Morti, altri morti: prima Parigi, ora Bruxelles. L’Europa piange di nuovo, dopo pochi mesi: è una guerra liquida, subdola, che non ammette distrazioni. E pensare che chi ha attacca sia disposto a morire e, anzi, vuole farlo, fa dannatamente paura: è una situazione nuova, alla quale serve una risposta collettiva rapida e decisa. Anche perché, tra poche settimane, ci saranno gli Europei, proprio in Francia.
I terroristi hanno colpito la nostra vita quotidiana, sia a Parigi che a Bruxelles: un teatro, un bar, uno stadio, la metro, l’aereoporto. E hanno mostrato la loro forza, dopo l’arresto di Salah Abdeslam, che sembrava e poteva essere un duro colpo per le cellule europee. Invece, no: hanno anticipato i tempi di un attacco già pianificato, si dice da due mesi, dimostrando di poter colpire sempre. È una guerra, dicevamo: gli attacchi, per ora, sono avvenuti solo in paesi attivi nella lotta all’Isis. E in una guerra, si sa, ci si può aspettare di tutto.
Il presidente della Federcalcio francese, Noel Graet, ha assicurato che “l’Europeo non è in pericolo”, ma ha anche ammesso che “non si potrà mai parlare di rischio zero”. È che un evento di tale portata – “sono attese due milioni di persone“, ha detto Graet – è sicuramente un obiettivo sensibile, per tanti motivi. Ora, infatti, l’Uefa si interroga sul da farsi: “Il rischio di porte chiuse c’è”, ha rivelato il vicepresidente del massimo organismo continentale, Giancarlo Abete.
Secondo qualcuno, questa sarebbe una sconfitta agli occhi dei signori del terrore. È vero, forse, ma è altrettanto vero che giocare con la vita delle persone è deleterio. Per cosa, poi? Affermare una forza che non sembra esserci: gli attentati sono il frutto di mesi e mesi di lavoro – “finanziati da chi?”, ci si domanda -, ma sono innegabili le falle interne, a partire da quelle dei servizi segreti.

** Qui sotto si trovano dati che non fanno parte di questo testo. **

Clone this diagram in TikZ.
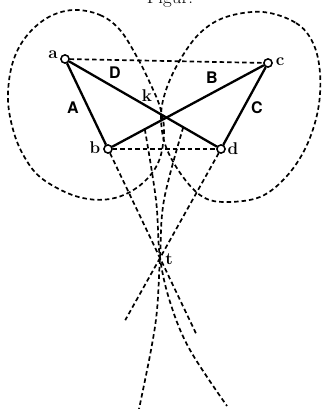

Nessuno è al sicuro. È una triste verità, che le istituzioni politiche e, in questo caso, calcistiche devono considerare. Far finta che non sia successo nulla, giocando magari a porte aperte, può essere un “segnale” per l’opinione pubblica, ma è un rischio troppo grande da correre. Perché piangere i morti non può diventare l’abitudine.